On this decision, Jackson said, the court is focused on one ballot measure, though the single-subject rule likely will be challenged again based on the Monday ruling.
Said Carol Hedges, executive director of the Colorado Fiscal Institute: “In answering this important question today, the Colorado Supreme Court has given voters additional options for addressing the fiscal challenges the state faces.
“Today’s opinion clarifies voters’ role in making changes to their state constitution. I’m thrilled that those options include a full repeal of a provision that has made Colorado an outlier on state tax policy for nearly 30 years.
“This decision provides a new wrinkle in ongoing community-led conversations regarding inequities in our constitutional tax system. Our ability to keep Colorado an awesome place to live, work and play starts and ends with fixing our upside-down tax code, and we now have an important new tool to fix the problem,” Hedges’ statement said.
TABOR author and tax felon Douglas Bruce said the Colorado Supreme Court has only ruled in favor of TABOR once in 25 years. That was the 1996 ruling on the single-subject rule.
The justices now have reversed themselves, Bruce said, calling the decision an act of “intellectual dishonesty” that pulled “the rug out from under the three attorneys (on the Title Board), who know the single-subject rule better than anyone else.”
Bruce said “someone got to” the court, given that Democrats control both houses of the General Assembly. The court doesn’t have to do anything to placate fiscal conservatives, he said.
“The law hasn’t changed, and the single subject rule hasn’t been rewritten in the past 23 years,” Bruce said, calling the justices “the worst example of activist judges that you can imagine.”
Among TABOR supporters, Jesse Mallory of Americans for Prosperity Colorado said, “Politicians and big government organizations have been calling for an end to the Taxpayer’s Bill of Rights for years. Now they get their chance to try to convince the people of Colorado that they don’t deserve to vote on tax increases — a right AFP firmly believes Coloradans should have. Every elected official in Colorado will have the opportunity to publicly state which side they fall on.”

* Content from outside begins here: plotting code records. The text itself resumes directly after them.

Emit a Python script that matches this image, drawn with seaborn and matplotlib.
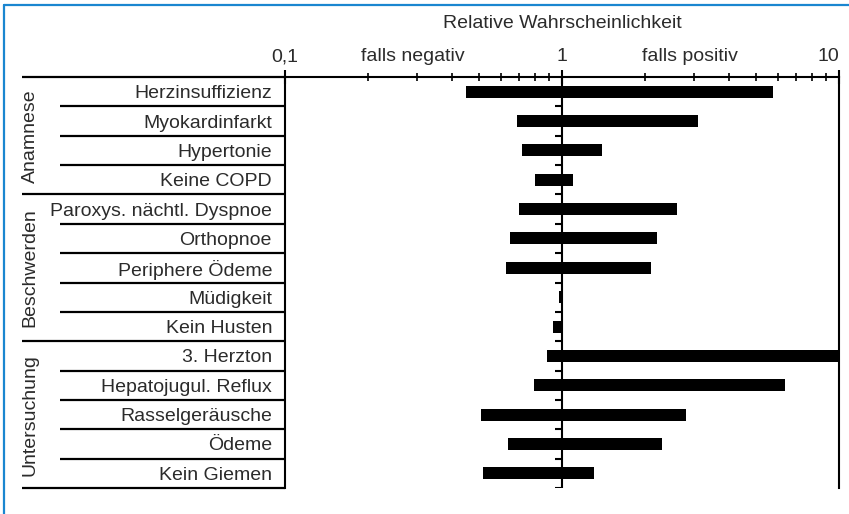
import numpy as np
import pandas as pd
import seaborn as sns
import matplotlib.pyplot as plt
from matplotlib import transforms
from matplotlib.lines import Line2D
from matplotlib.ticker import LogLocator, NullFormatter

# Daten: Likelihood-Quotienten (falls negativ / falls positiv)
groups = ['Anamnese', 'Beschwerden', 'Untersuchung']
group_sizes = [4, 5, 5]
categories = ['Herzinsuffizienz', 'Myokardinfarkt', 'Hypertonie', 'Keine COPD',
              'Paroxys. nächtl. Dyspnoe', 'Orthopnoe', 'Periphere Ödeme', 'Müdigkeit', 'Kein Husten',
              '3. Herzton', 'Hepatojugul. Reflux', 'Rasselgeräusche', 'Ödeme', 'Kein Giemen']
lr_negative = [0.45, 0.69, 0.72, 0.80, 0.70, 0.65, 0.63, 0.975, 0.93, 0.88, 0.79, 0.51, 0.64, 0.52]
lr_positive = [5.8, 3.1, 1.4, 1.1, 2.6, 2.2, 2.1, 1.0, 1.0, 11.0, 6.4, 2.8, 2.3, 1.3]
tick_values = [0.1, 1, 10]
tick_labels = ['0,1', '1', '10']

df = pd.DataFrame({'kategorie': categories, 'neg': lr_negative, 'pos': lr_positive})
df['pos_row'] = np.arange(len(df))

sns.set_theme(style='white')
plt.rcParams['font.family'] = ['Liberation Sans', 'DejaVu Sans']

W, H = 849, 514
TXT = '#2b2b2b'
FS = 14


def fx(px):
    return px / W


def fy(py):
    return 1 - py / H


fig = plt.figure(figsize=(W / 100, H / 100), dpi=100)
fig.patch.set_facecolor('white')

ax = fig.add_axes([fx(285), fy(488), fx(839) - fx(285), fy(77) - fy(488)])
tab = fig.add_axes([fx(22), fy(488), fx(285) - fx(22), fy(77) - fy(488)])

n = len(df)
ylim = (n - 0.5, -0.5)

# Balken im logarithmischen Massstab
ax.set_xscale('log')
ax.barh(df['pos_row'], df['pos'] - df['neg'], left=df['neg'], height=0.41,
        color='black', edgecolor='none', zorder=3)
ax.set_xlim(0.1, 10)
ax.set_ylim(*ylim)
ax.set_yticks([])
ax.set_facecolor('white')

ax.axvline(1, color='black', lw=1.5, zorder=4)
ax.hlines(np.arange(0.5, n), 10 ** (-7 / 277), 1, color='black', lw=1.5, zorder=4)

for side in ['top', 'left', 'right']:
    ax.spines[side].set_visible(True)
    ax.spines[side].set_color('black')
    ax.spines[side].set_linewidth(1.5)
ax.spines['bottom'].set_visible(False)

ax.xaxis.set_ticks_position('top')
ax.set_xticks(tick_values)
ax.set_xticklabels(tick_labels)
ax.xaxis.set_minor_locator(LogLocator(base=10, subs=range(2, 10)))
ax.xaxis.set_minor_formatter(NullFormatter())
ax.tick_params(axis='x', which='major', direction='inout', length=10, width=1.5,
               pad=3.6, labelsize=FS, labelcolor=TXT, color='black')
ax.tick_params(axis='x', which='minor', direction='inout', length=6, width=1.2, color='black')
ax.get_xticklabels()[-1].set_ha('right')

top = transforms.blended_transform_factory(ax.transData, ax.transAxes)
for x, s in [(0.29, 'falls negativ'), (2.9, 'falls positiv')]:
    ax.annotate(s, xy=(x, 1), xycoords=top, xytext=(0, 8.6), textcoords='offset points',
                ha='center', va='bottom', fontsize=FS, color=TXT)
ax.annotate('Relative Wahrscheinlichkeit', xy=(1, 1), xycoords=top, xytext=(0, 35),
            textcoords='offset points', ha='center', va='baseline', fontsize=FS, color=TXT)

# Tabelle links
tab.set_xlim(0, 263)
tab.set_ylim(*ylim)
tab.axis('off')

bounds = np.cumsum([0] + group_sizes) - 0.5
inner = [b + 0.5 for b in range(n - 1) if b + 0.5 not in bounds]
tab.hlines(bounds, 0, 263, color='black', lw=1.6, clip_on=False)
tab.hlines(inner, 38, 263, color='black', lw=1.6, clip_on=False)

for i, cat in enumerate(categories):
    tab.text(250, i, cat, ha='right', va='center_baseline', fontsize=FS, color=TXT)

for g, lo, hi in zip(groups, bounds[:-1], bounds[1:]):
    tab.text(8, (lo + hi) / 2, g, rotation=90, ha='center', va='center',
             fontsize=FS, color=TXT)

# blauer Rahmen
border = '#1a86d0'
fig.add_artist(Line2D([fx(4), fx(4)], [fy(5), 0], transform=fig.transFigure, color=border, lw=1.6))
fig.add_artist(Line2D([fx(4), 1], [fy(5), fy(5)], transform=fig.transFigure, color=border, lw=1.6))

fig.savefig('out.png', dpi=100)
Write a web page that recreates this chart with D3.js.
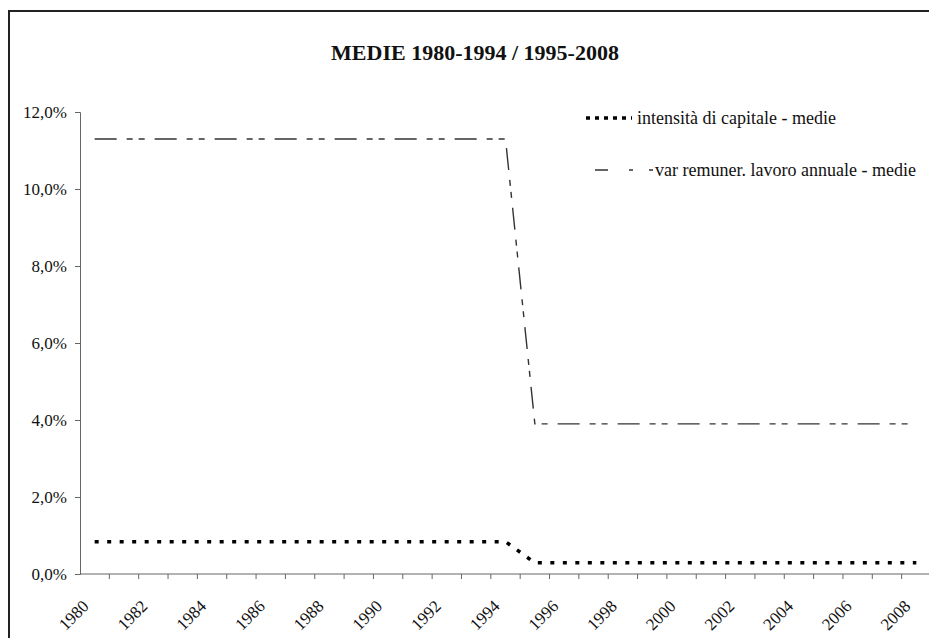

The one-line ballot measure simply states: “Repeal Section 20 of Article X,” the TABOR section of the state constitution.
The initiative now goes back to the Title Board to resume the process to put the measure on the ballot. Should its backers gather the more than 124,000 signatures needed to place it on the ballot, it would be voters’ first opportunity to repeal TABOR. It could show up on the ballot as soon as this year.
The ruling helps clarify what’s legally possible, said Elliott Goldbaum of the Colorado Fiscal Institute.
The ballot measure would require only 50% plus one voter’s approval, rather than the 55% approval required for additions to the state constitution, set in Amendment 71 in 2016.
About 90% of requests by local governments to “de-bruce” have passed, meaning voters allow them to spend all the revenue they collected.